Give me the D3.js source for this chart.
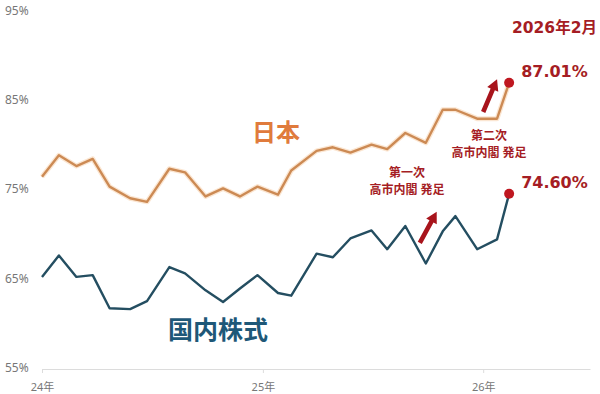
<!DOCTYPE html>
<html lang="ja">
<head>
    <meta charset="UTF-8">
    <title>日本・国内株式</title>
    <style>
        body { margin: 0; background: #fff; }
        svg { display: block; }
    </style>
</head>
<body>
<div id="chart"></div>
<script src="https://cdn.jsdelivr.net/npm/d3@7"></script>
<script>
    // data (survey dates, % values)
    const dates = [
        "2024-01-01", "2024-01-29", "2024-02-27", "2024-03-25", "2024-04-22", "2024-05-26",
        "2024-06-23", "2024-07-30", "2024-08-25", "2024-09-28", "2024-10-27", "2024-11-24",
        "2024-12-23", "2025-01-26", "2025-02-17", "2025-03-31", "2025-04-27", "2025-05-26",
        "2025-06-30", "2025-07-26", "2025-08-25", "2025-09-28", "2025-10-26", "2025-11-16",
        "2025-12-22", "2026-01-24", "2026-02-13"
    ];
    const japan = [
        76.5, 78.9, 77.7, 78.5, 75.4, 74.1, 73.7, 77.4, 77.0, 74.3, 75.2, 74.3,
        75.4, 74.5, 77.2, 79.4, 79.8, 79.2, 80.1, 79.6, 81.4, 80.3, 84.0, 84.0,
        83.0, 83.0, 87.01
    ];
    const stocks = [
        65.3, 67.7, 65.3, 65.5, 61.8, 61.7, 62.6, 66.4, 65.7, 63.8, 62.5, 64.0,
        65.5, 63.5, 63.2, 67.9, 67.5, 69.6, 70.5, 68.4, 71.0, 66.8, 70.4, 72.1,
        68.4, 69.5, 74.60
    ];
    const yTicks = [55, 65, 75, 85, 95];
    const xTicks = ["2024-01-01", "2025-01-01", "2026-01-01"];

    // arrows: [date, value] from -> to
    const arrows = [
        {"from": ["2025-09-18", 69.1], "to": ["2025-10-16", 72.6]},
        {"from": ["2026-01-01", 83.75], "to": ["2026-01-24", 87.4]}
    ];

    const width = 600,
        height = 394;
    const parse = d3.timeParse("%Y-%m-%d");
    const red = "#a51d24";

    const x = d3.scaleTime()
        .domain([parse("2024-01-01"), parse("2026-06-27")])
        .range([42, 590]);
    const y = d3.scaleLinear().domain([55, 95]).range([369, 11.4]);

    const svg = d3.select("#chart")
        .append("svg")
        .attr("width", width)
        .attr("height", height)
        .style("font-family", "'Noto Sans', 'Noto Sans CJK JP', sans-serif");

    // y labels
    svg.append("g")
        .call(d3.axisRight(y).tickValues(yTicks).tickSize(0).tickPadding(5).tickFormat(d => d + "%"))
        .call(g => g.select(".domain").remove())
        .call(g => g.selectAll("text")
            .attr("dy", "0.22em")
            .style("font-family", "'Noto Sans', sans-serif")
            .style("font-size", "12px")
            .style("fill", "#777"));

    // x axis
    svg.append("g")
        .attr("transform", `translate(0,${y(55)})`)
        .call(d3.axisBottom(x)
            .tickValues(xTicks.map(parse))
            .tickSizeInner(4)
            .tickSizeOuter(0)
            .tickPadding(10)
            .tickFormat(d3.timeFormat("%y年")))
        .call(g => g.select(".domain").attr("stroke", "#dcdcdc"))
        .call(g => g.selectAll(".tick line").attr("stroke", "#dcdcdc"))
        .call(g => g.selectAll("text")
            .style("font-family", "'Noto Sans', 'Noto Sans CJK JP', sans-serif")
            .style("font-size", "11px")
            .style("fill", "#777"));

    const line = vals => d3.line()
        .x((d, i) => x(parse(dates[i])))
        .y(d => y(d))(vals);

    svg.append("path")
        .attr("d", line(japan))
        .attr("fill", "none")
        .attr("stroke", "#fbe6d2")
        .attr("stroke-width", 5)
        .attr("stroke-linejoin", "round");
    svg.append("path")
        .attr("d", line(japan))
        .attr("fill", "none")
        .attr("stroke", "#cc8a54")
        .attr("stroke-width", 2.4)
        .attr("stroke-linejoin", "round");
    svg.append("path")
        .attr("d", line(stocks))
        .attr("fill", "none")
        .attr("stroke", "#244e61")
        .attr("stroke-width", 2.4)
        .attr("stroke-linejoin", "round");

    // end points
    const last = dates.length - 1;
    svg.selectAll("circle.end")
        .data([japan[last], stocks[last]])
        .join("circle")
        .attr("class", "end")
        .attr("cx", x(parse(dates[last])))
        .attr("cy", d => y(d))
        .attr("r", 5)
        .attr("fill", "#bf1720");

    svg.selectAll("text.endval")
        .data([japan[last], stocks[last]])
        .join("text")
        .attr("class", "endval")
        .attr("x", x(parse(dates[last])) + 12)
        .attr("y", d => y(d) - 6)
        .style("font-family", "'DejaVu Sans', sans-serif")
        .style("font-weight", "bold")
        .style("font-size", "16px")
        .style("fill", red)
        .text(d => d.toFixed(2) + "%");

    svg.append("text")
        .attr("x", 512)
        .attr("y", 33)
        .style("font-family", "'DejaVu Sans', 'Noto Sans CJK JP', sans-serif")
        .style("font-weight", "bold")
        .style("font-size", "15.5px")
        .style("fill", red)
        .text("2026年2月");

    // arrows
    function arrowPath(a) {
        const x1 = x(parse(a.from[0])), y1 = y(a.from[1]);
        const x2 = x(parse(a.to[0])), y2 = y(a.to[1]);
        const len = Math.hypot(x2 - x1, y2 - y1);
        const ux = (x2 - x1) / len, uy = (y2 - y1) / len;
        const px = -uy, py = ux;
        const hw = 2.3, hh = 6, hl = 11;
        const bx = x2 - ux * hl, by = y2 - uy * hl;
        const pts = [
            [x1 + px * hw, y1 + py * hw],
            [bx + px * hw, by + py * hw],
            [bx + px * hh, by + py * hh],
            [x2, y2],
            [bx - px * hh, by - py * hh],
            [bx - px * hw, by - py * hw],
            [x1 - px * hw, y1 - py * hw]
        ];
        return "M" + pts.map(p => p.join(",")).join("L") + "Z";
    }
    svg.selectAll("path.arrow")
        .data(arrows)
        .join("path")
        .attr("class", "arrow")
        .attr("d", arrowPath)
        .attr("fill", "#a8141c");

    // annotation text, two lines each
    const notes = [
        {"x": 407, "y": 177, "lines": ["第一次", "高市内閣 発足"]},
        {"x": 489, "y": 140, "lines": ["第二次", "高市内閣 発足"]}
    ];
    svg.selectAll("text.note")
        .data(notes)
        .join("text")
        .attr("class", "note")
        .attr("text-anchor", "middle")
        .attr("x", d => d.x)
        .attr("y", d => d.y)
        .style("font-family", "'Noto Sans', 'Noto Sans CJK JP', sans-serif")
        .style("font-weight", "bold")
        .style("font-size", "12px")
        .style("fill", red)
        .each(function(d) {
            d3.select(this).selectAll("tspan")
                .data(d.lines)
                .join("tspan")
                .attr("x", d.x)
                .attr("dy", (t, i) => i ? 16.5 : 0)
                .text(t => t);
        });

    // series labels
    svg.append("text")
        .attr("x", 276)
        .attr("y", 141)
        .attr("text-anchor", "middle")
        .style("font-family", "'Noto Sans CJK JP', sans-serif")
        .style("font-weight", "bold")
        .style("font-size", "24px")
        .style("fill", "#e07b3c")
        .text("日本");
    svg.append("text")
        .attr("x", 218)
        .attr("y", 339)
        .attr("text-anchor", "middle")
        .style("font-family", "'Noto Sans CJK JP', sans-serif")
        .style("font-weight", "bold")
        .style("font-size", "25px")
        .style("fill", "#1e5878")
        .text("国内株式");
</script>
</body>
</html>
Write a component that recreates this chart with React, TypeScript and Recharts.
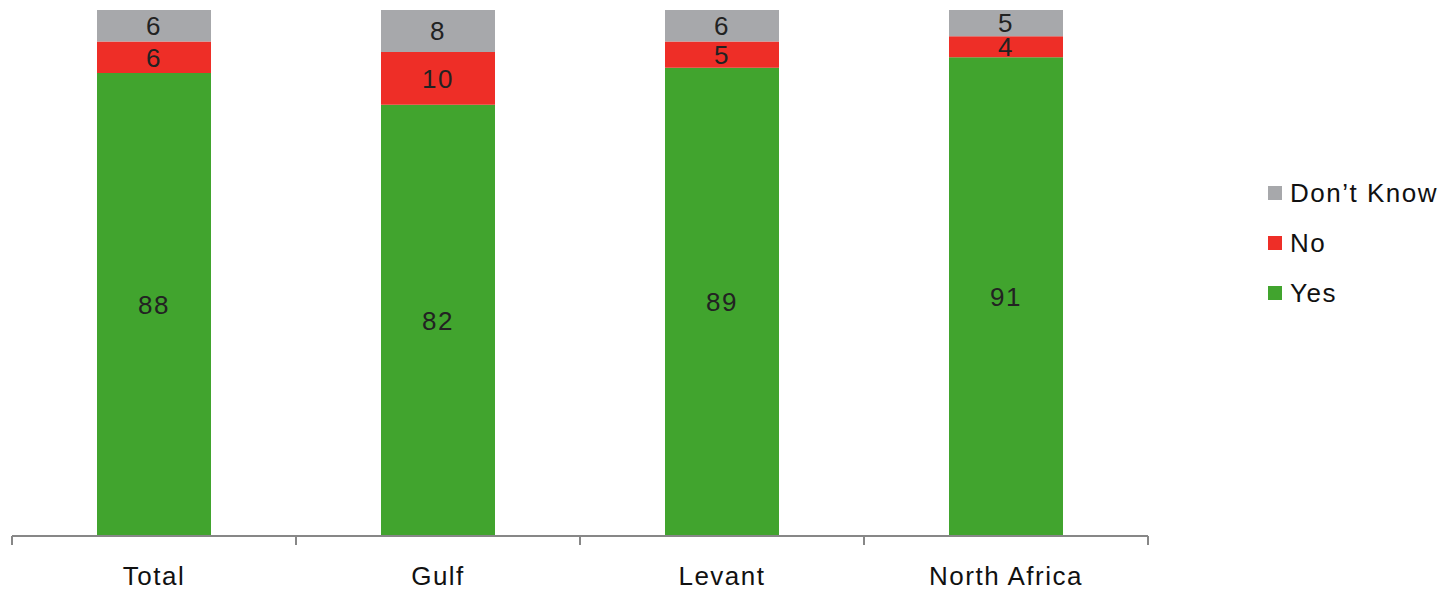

_ _ _

__Directive__:
Reproduce every entry word for word, but omit the pictures.

__Finished exercise__:
Give me the D3.js source for this chart.
<!DOCTYPE html>
<html lang="ja">
<head>
    <meta charset="UTF-8">
    <title>日本・国内株式</title>
    <style>
        body { margin: 0; background: #fff; }
        svg { display: block; }
    </style>
</head>
<body>
<div id="chart"></div>
<script src="https://cdn.jsdelivr.net/npm/d3@7"></script>
<script>
    // data (survey dates, % values)
    const dates = [
        "2024-01-01", "2024-01-29", "2024-02-27", "2024-03-25", "2024-04-22", "2024-05-26",
        "2024-06-23", "2024-07-30", "2024-08-25", "2024-09-28", "2024-10-27", "2024-11-24",
        "2024-12-23", "2025-01-26", "2025-02-17", "2025-03-31", "2025-04-27", "2025-05-26",
        "2025-06-30", "2025-07-26", "2025-08-25", "2025-09-28", "2025-10-26", "2025-11-16",
        "2025-12-22", "2026-01-24", "2026-02-13"
    ];
    const japan = [
        76.5, 78.9, 77.7, 78.5, 75.4, 74.1, 73.7, 77.4, 77.0, 74.3, 75.2, 74.3,
        75.4, 74.5, 77.2, 79.4, 79.8, 79.2, 80.1, 79.6, 81.4, 80.3, 84.0, 84.0,
        83.0, 83.0, 87.01
    ];
    const stocks = [
        65.3, 67.7, 65.3, 65.5, 61.8, 61.7, 62.6, 66.4, 65.7, 63.8, 62.5, 64.0,
        65.5, 63.5, 63.2, 67.9, 67.5, 69.6, 70.5, 68.4, 71.0, 66.8, 70.4, 72.1,
        68.4, 69.5, 74.60
    ];
    const yTicks = [55, 65, 75, 85, 95];
    const xTicks = ["2024-01-01", "2025-01-01", "2026-01-01"];

    // arrows: [date, value] from -> to
    const arrows = [
        {"from": ["2025-09-18", 69.1], "to": ["2025-10-16", 72.6]},
        {"from": ["2026-01-01", 83.75], "to": ["2026-01-24", 87.4]}
    ];

    const width = 600,
        height = 394;
    const parse = d3.timeParse("%Y-%m-%d");
    const red = "#a51d24";

    const x = d3.scaleTime()
        .domain([parse("2024-01-01"), parse("2026-06-27")])
        .range([42, 590]);
    const y = d3.scaleLinear().domain([55, 95]).range([369, 11.4]);

    const svg = d3.select("#chart")
        .append("svg")
        .attr("width", width)
        .attr("height", height)
        .style("font-family", "'Noto Sans', 'Noto Sans CJK JP', sans-serif");

    // y labels
    svg.append("g")
        .call(d3.axisRight(y).tickValues(yTicks).tickSize(0).tickPadding(5).tickFormat(d => d + "%"))
        .call(g => g.select(".domain").remove())
        .call(g => g.selectAll("text")
            .attr("dy", "0.22em")
            .style("font-family", "'Noto Sans', sans-serif")
            .style("font-size", "12px")
            .style("fill", "#777"));

    // x axis
    svg.append("g")
        .attr("transform", `translate(0,${y(55)})`)
        .call(d3.axisBottom(x)
            .tickValues(xTicks.map(parse))
            .tickSizeInner(4)
            .tickSizeOuter(0)
            .tickPadding(10)
            .tickFormat(d3.timeFormat("%y年")))
        .call(g => g.select(".domain").attr("stroke", "#dcdcdc"))
        .call(g => g.selectAll(".tick line").attr("stroke", "#dcdcdc"))
        .call(g => g.selectAll("text")
            .style("font-family", "'Noto Sans', 'Noto Sans CJK JP', sans-serif")
            .style("font-size", "11px")
            .style("fill", "#777"));

    const line = vals => d3.line()
        .x((d, i) => x(parse(dates[i])))
        .y(d => y(d))(vals);

    svg.append("path")
        .attr("d", line(japan))
        .attr("fill", "none")
        .attr("stroke", "#fbe6d2")
        .attr("stroke-width", 5)
        .attr("stroke-linejoin", "round");
    svg.append("path")
        .attr("d", line(japan))
        .attr("fill", "none")
        .attr("stroke", "#cc8a54")
        .attr("stroke-width", 2.4)
        .attr("stroke-linejoin", "round");
    svg.append("path")
        .attr("d", line(stocks))
        .attr("fill", "none")
        .attr("stroke", "#244e61")
        .attr("stroke-width", 2.4)
        .attr("stroke-linejoin", "round");

    // end points
    const last = dates.length - 1;
    svg.selectAll("circle.end")
        .data([japan[last], stocks[last]])
        .join("circle")
        .attr("class", "end")
        .attr("cx", x(parse(dates[last])))
        .attr("cy", d => y(d))
        .attr("r", 5)
        .attr("fill", "#bf1720");

    svg.selectAll("text.endval")
        .data([japan[last], stocks[last]])
        .join("text")
        .attr("class", "endval")
        .attr("x", x(parse(dates[last])) + 12)
        .attr("y", d => y(d) - 6)
        .style("font-family", "'DejaVu Sans', sans-serif")
        .style("font-weight", "bold")
        .style("font-size", "16px")
        .style("fill", red)
        .text(d => d.toFixed(2) + "%");

    svg.append("text")
        .attr("x", 512)
        .attr("y", 33)
        .style("font-family", "'DejaVu Sans', 'Noto Sans CJK JP', sans-serif")
        .style("font-weight", "bold")
        .style("font-size", "15.5px")
        .style("fill", red)
        .text("2026年2月");

    // arrows
    function arrowPath(a) {
        const x1 = x(parse(a.from[0])), y1 = y(a.from[1]);
        const x2 = x(parse(a.to[0])), y2 = y(a.to[1]);
        const len = Math.hypot(x2 - x1, y2 - y1);
        const ux = (x2 - x1) / len, uy = (y2 - y1) / len;
        const px = -uy, py = ux;
        const hw = 2.3, hh = 6, hl = 11;
        const bx = x2 - ux * hl, by = y2 - uy * hl;
        const pts = [
            [x1 + px * hw, y1 + py * hw],
            [bx + px * hw, by + py * hw],
            [bx + px * hh, by + py * hh],
            [x2, y2],
            [bx - px * hh, by - py * hh],
            [bx - px * hw, by - py * hw],
            [x1 - px * hw, y1 - py * hw]
        ];
        return "M" + pts.map(p => p.join(",")).join("L") + "Z";
    }
    svg.selectAll("path.arrow")
        .data(arrows)
        .join("path")
        .attr("class", "arrow")
        .attr("d", arrowPath)
        .attr("fill", "#a8141c");

    // annotation text, two lines each
    const notes = [
        {"x": 407, "y": 177, "lines": ["第一次", "高市内閣 発足"]},
        {"x": 489, "y": 140, "lines": ["第二次", "高市内閣 発足"]}
    ];
    svg.selectAll("text.note")
        .data(notes)
        .join("text")
        .attr("class", "note")
        .attr("text-anchor", "middle")
        .attr("x", d => d.x)
        .attr("y", d => d.y)
        .style("font-family", "'Noto Sans', 'Noto Sans CJK JP', sans-serif")
        .style("font-weight", "bold")
        .style("font-size", "12px")
        .style("fill", red)
        .each(function(d) {
            d3.select(this).selectAll("tspan")
                .data(d.lines)
                .join("tspan")
                .attr("x", d.x)
                .attr("dy", (t, i) => i ? 16.5 : 0)
                .text(t => t);
        });

    // series labels
    svg.append("text")
        .attr("x", 276)
        .attr("y", 141)
        .attr("text-anchor", "middle")
        .style("font-family", "'Noto Sans CJK JP', sans-serif")
        .style("font-weight", "bold")
        .style("font-size", "24px")
        .style("fill", "#e07b3c")
        .text("日本");
    svg.append("text")
        .attr("x", 218)
        .attr("y", 339)
        .attr("text-anchor", "middle")
        .style("font-family", "'Noto Sans CJK JP', sans-serif")
        .style("font-weight", "bold")
        .style("font-size", "25px")
        .style("fill", "#1e5878")
        .text("国内株式");
</script>
</body>
</html>
Write a component that recreates this chart with React, TypeScript and Recharts.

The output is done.